◆ **Directions**: Gather all lines from the material that contain the word "this".
#### Available data
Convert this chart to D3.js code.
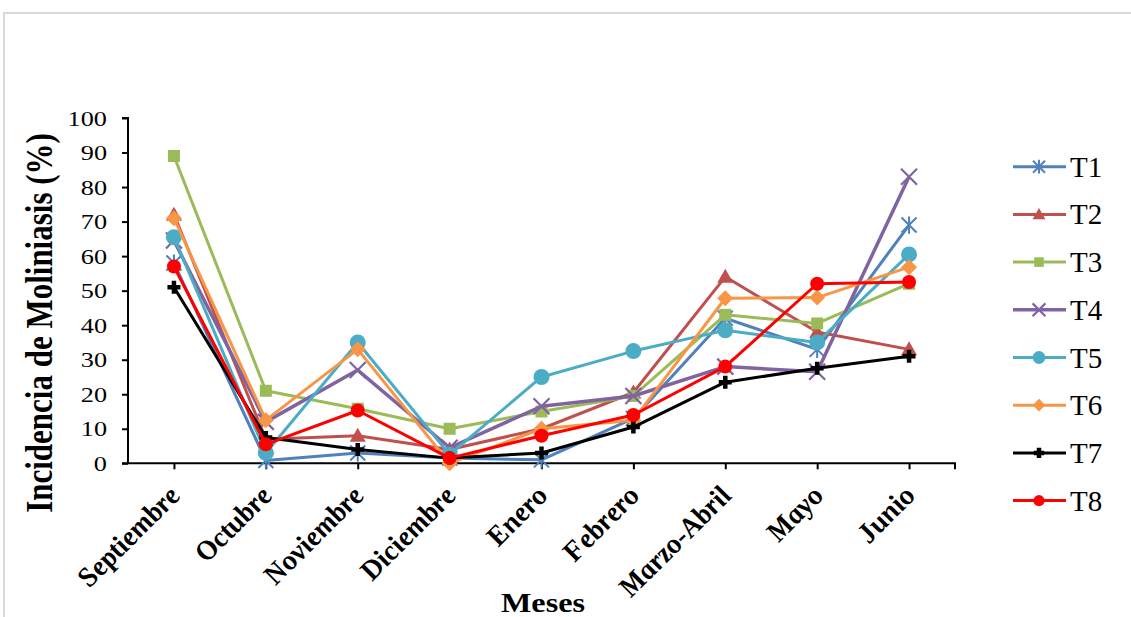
<!DOCTYPE html>
<html><head><meta charset="utf-8">
<script src="https://cdn.jsdelivr.net/npm/d3@7"></script>
<style>body{margin:0;background:#fff}svg{display:block}text{font-family:"Liberation Serif","Times New Roman",serif}</style>
</head><body>
<svg id="c" width="1131" height="617"></svg>
<script>
const months = ["Septiembre","Octubre","Noviembre","Diciembre","Enero","Febrero","Marzo-Abril","Mayo","Junio"];
const seriesNames = ["T1","T2","T3","T4","T5","T6","T7","T8"];
const T1 = [58, 0.8, 3, 1.5, 1, 13, 42, 33, 69];
const T2 = [72, 7, 8, 4, 10, 20.5, 54, 38, 33];
const T3 = [89, 21, 15.8, 10, 15, 19.5, 43, 40.5, 52];
const T4 = [64.5, 12, 27, 4.5, 16.5, 19.5, 28, 26.5, 83];
const T5 = [65.5, 3, 35, 2.5, 25, 32.5, 38.5, 35, 60.5];
const T6 = [71, 12.5, 33, 0, 10, 12.5, 47.8, 48, 56.8];
const T7 = [51, 7.5, 4, 1.5, 3, 10.5, 23.5, 27.5, 31];
const T8 = [57, 5.5, 15.3, 1.5, 8, 14, 28, 52, 52.5];
const yTicks = [0,10,20,30,40,50,60,70,80,90,100];

const values = [T1,T2,T3,T4,T5,T6,T7,T8];
const colors = ["#4F81BD","#C0504D","#9BBB59","#8064A2","#4BACC6","#F79646","#000000","#FF0000"];
const markers = ["star","triangle","square","x","circle","diamond","plus","dot"];
const FONT = "Liberation Serif";

const svg = d3.select("#c");
const L = 128, R = 955, T = 118, B = 463.3;
const SX = 1.25;

svg.append("rect").attr("x",4).attr("y",13).attr("width",1140).attr("height",620)
  .attr("fill","none").attr("stroke","#d9d9d9").attr("stroke-width",2);

const x = d3.scalePoint().domain(months).range([L, R]).padding(0.5);
const y = d3.scaleLinear().domain([0,100]).range([B, T]);

const ya = svg.append("g").attr("transform",`translate(${L},0)`)
  .call(d3.axisLeft(y).tickValues(yTicks).tickSize(6).tickFormat(d3.format("d")))
  .attr("font-family", FONT);
ya.select(".domain").attr("stroke","#000").attr("stroke-width",2).attr("d",`M-6,${T}H0V${B}`);
ya.selectAll(".tick line").attr("stroke","#000").attr("stroke-width",2);
ya.selectAll(".tick text").each(function(){
  d3.select(this).attr("x",null).attr("dy",null).attr("y",null)
   .attr("text-anchor","end")
   .attr("transform",`translate(-21,7) scale(${SX},1)`)
   .attr("font-family", FONT)
   .style("font-size","21px").attr("fill","#000");
});

const xa = svg.append("g").attr("transform",`translate(0,${B})`)
  .call(d3.axisBottom(x).tickSize(6).tickSizeOuter(6))
  .attr("font-family", FONT);
xa.select(".domain").attr("stroke","#000").attr("stroke-width",2).attr("d",`M${L-6},0H${R}V6`);
xa.selectAll(".tick line").attr("stroke","#000").attr("stroke-width",2);
xa.selectAll(".tick text").each(function(){
  d3.select(this).attr("y",null).attr("dy",null).attr("x",null)
   .attr("text-anchor","end")
   .attr("transform",`translate(8,33) scale(1.2,1) rotate(-50)`)
   .attr("font-family", FONT)
   .style("font-size","26px").style("font-weight","bold").style("font-style","italic")
   .attr("fill","#000");
});

svg.append("text").attr("text-anchor","middle")
  .attr("transform",`translate(52,323) scale(${SX},1) rotate(-90)`)
  .attr("font-family", FONT)
  .style("font-size","31px").style("font-weight","bold").text("Incidencia de Moliniasis (%)");
svg.append("text").attr("text-anchor","middle")
  .attr("transform",`translate(543,612) scale(1.15,1)`)
  .attr("font-family", FONT)
  .style("font-size","28px").style("font-weight","bold").text("Meses");

function drawMarker(g, type, color, cx, cy, s) {
  const k = s || 1;
  if (type === "star") {
    const r = 7.5*k;
    g.append("path").attr("d",`M${cx-r},${cy-r}L${cx+r},${cy+r}M${cx-r},${cy+r}L${cx+r},${cy-r}M${cx},${cy-r*1.15}V${cy+r*1.15}`)
      .attr("stroke",color).attr("stroke-width",2).attr("fill","none");
  } else if (type === "triangle") {
    const r = 8*k;
    g.append("path").attr("d",`M${cx},${cy-r}L${cx+r},${cy+r*0.75}L${cx-r},${cy+r*0.75}Z`).attr("fill",color);
  } else if (type === "square") {
    const r = 6*k;
    g.append("rect").attr("x",cx-r).attr("y",cy-r).attr("width",2*r).attr("height",2*r).attr("fill",color);
  } else if (type === "x") {
    const r = 8*k;
    g.append("path").attr("d",`M${cx-r},${cy-r}L${cx+r},${cy+r}M${cx-r},${cy+r}L${cx+r},${cy-r}`)
      .attr("stroke",color).attr("stroke-width",2.2).attr("fill","none");
  } else if (type === "circle") {
    g.append("circle").attr("cx",cx).attr("cy",cy).attr("r",8*k).attr("fill",color);
  } else if (type === "diamond") {
    const r = 8*k;
    g.append("path").attr("d",`M${cx},${cy-r}L${cx+r},${cy}L${cx},${cy+r}L${cx-r},${cy}Z`).attr("fill",color);
  } else if (type === "plus") {
    const r = 6.5*k;
    g.append("path").attr("d",`M${cx-r},${cy}H${cx+r}M${cx},${cy-r}V${cy+r}`)
      .attr("stroke",color).attr("stroke-width",4.5).attr("fill","none");
  } else if (type === "dot") {
    g.append("circle").attr("cx",cx).attr("cy",cy).attr("r",7*k).attr("fill",color);
  }
}

const line = d3.line().x((d,i)=>x(months[i])).y(d=>y(d));
const plot = svg.append("g");
values.forEach((vals, si) => {
  const g = plot.append("g");
  g.append("path").datum(vals).attr("d", line).attr("fill","none")
    .attr("stroke", colors[si]).attr("stroke-width", si===3?3.5:3).attr("stroke-linejoin","round");
  vals.forEach((v,i) => drawMarker(g, markers[si], colors[si], x(months[i]), y(v), 1));
});

const lg = svg.append("g");
seriesNames.forEach((n, i) => {
  const cy = 166.7 + i*47.7;
  const g = lg.append("g");
  g.append("line").attr("x1",1013).attr("x2",1066).attr("y1",cy).attr("y2",cy)
    .attr("stroke",colors[i]).attr("stroke-width",i===3?3.5:3);
  drawMarker(g, markers[i], colors[i], 1039, cy, 0.8);
  g.append("text").attr("x",1070).attr("y",cy+10)
    .attr("font-family", FONT)
    .style("font-size","29px").text(n);
});
</script>
</body></html>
########
◆ **The solution**:
Convert this chart to D3.js code.
  d3.select(this).attr("x",null).attr("dy",null).attr("y",null)
  d3.select(this).attr("y",null).attr("dy",null).attr("x",null)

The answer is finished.